Shining Sails Bed & Breakfast, Monhegan
“Look at those shining sails!” a Monhegan woman exclaimed, peering out her window at a two-masted schooner. According to lobsterman John Murdock, that woman went on to marry the vessel’s captain — a story that’s been passed down with the house to explain its name. Shining Sails remains a prime vantage point from which to watch all comings and goings at this island harbor. John and Winnie Murdock have even improved the view for guests, adding picture windows and decks.
After a day of hiking Monhegan’s sheer cliffs, it doesn’t get better than consuming steaming lobsters, watching the sun set and the sky fill with stars, and picking out the beam from Pemaquid Lighthouse on the mainland. Admittedly, come morning on a small Maine island 10 miles out to sea, there may be no view.
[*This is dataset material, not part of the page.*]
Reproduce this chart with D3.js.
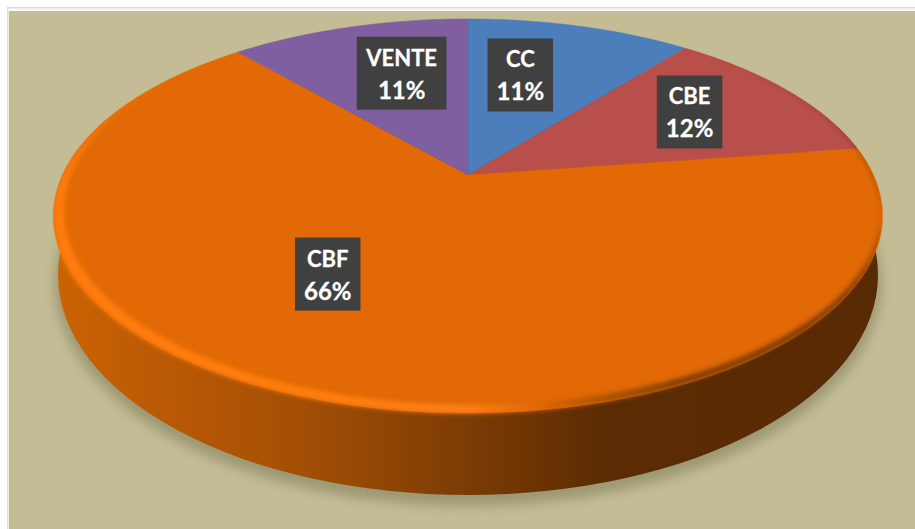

Then the aroma of coffee and fresh muffins, mingled with the warm smell of the woodstove, draws you to the living room, where there’s plenty to read and discuss as you watch the garden, then the sea and the rocks as they reappear.
Shore Oaks Seaside Inn, Brooksville
Shore Oaks commands the wide sweep of Eggemoggin Reach, a watery thoroughfare between Blue Hill Peninsula and Deer Isle. You’ll spy fishing boats and private yachts, windjammers, and even an occasional cruise ship. Often you’ll see dolphins and seals, best viewed from the gazebo, suspended like a bowsprit above the water. The inn is camouflaged among oaks and firs, but the long, flower-filled porch faces the entrance to the Reach, with views beyond into Penobscot Bay. The interior design is Arts and Crafts style, furnished comfortably in Mission oak. Rooms vary: Princely Room 7 has six windows and a working fireplace, but some of the longest views are from the third-floor rooms with shared baths. There’s room for everyone on the porch and around the massive stone living room hearth.